SECTION .data           ; initialised data section

Msg: db "hello world", 10           ; message to print
MsgLen: equ $ - Msg                 ; length of message


SECTION .text           ; code section

global start
start:

    ; printing message, use write()
    ; system call 4 syntax: 
    ; user_ssize_t write(int fd, user_addr_t cbuf, user_size_t nbyte)

push dword MsgLen   
push dword Msg      
push dword 1        
sub esp, 4          
mov eax, 4          
int 80H             
add esp, 16         

; program exit, use sys_exit()
push dword 0        
sub esp, 4          
mov eax, 1         
int 80H     

Versus

#include <stdio.h>

int main(void)
{
    printf("Hello, World!\n");
}

IOW, there is no such thing as a print to screen command and yet C allows us to use it. It means PRINT in fact represents a bunch of lower level code that a CPU can handle. Assembly is closer to instructions a CPU can handle.

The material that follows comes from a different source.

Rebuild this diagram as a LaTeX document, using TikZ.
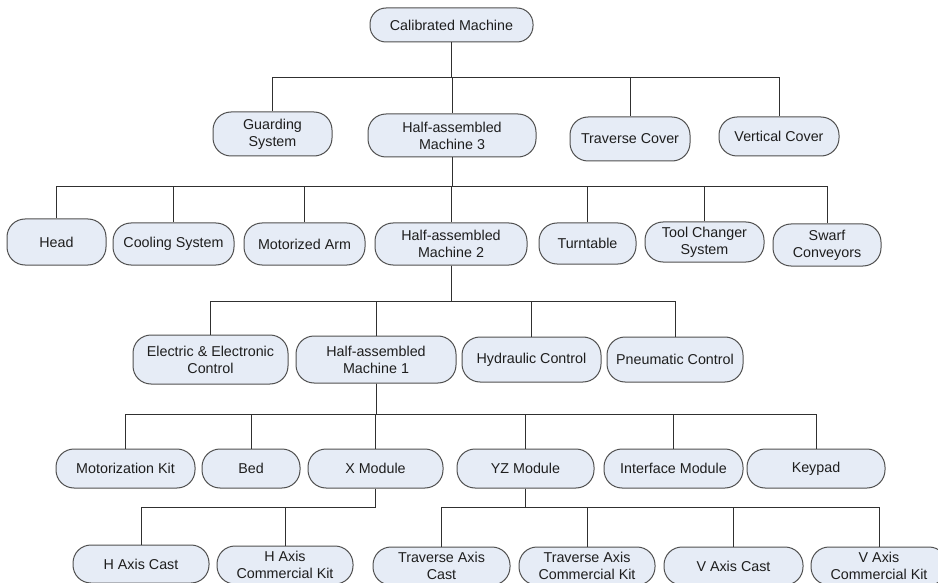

We can not tell it to PRINT to screen, we have to tell it how to do it step-by-step. Something like C is closer to human language but it requires the commands to be translated to something a CPU can actually understand. Assembly is the more direct way to tell a CPU what to do, machine language represented in some more textual form.

It's the same levels of low level to high level representation of data we see everywhere in computers. For example, "HELLO" (ascii) represented as HEX "48 45 4C 4C 4F" and binary "01001000 01000101 01001100 01001100 01001111". In general how closer to "computer language" the less readable for us human beings.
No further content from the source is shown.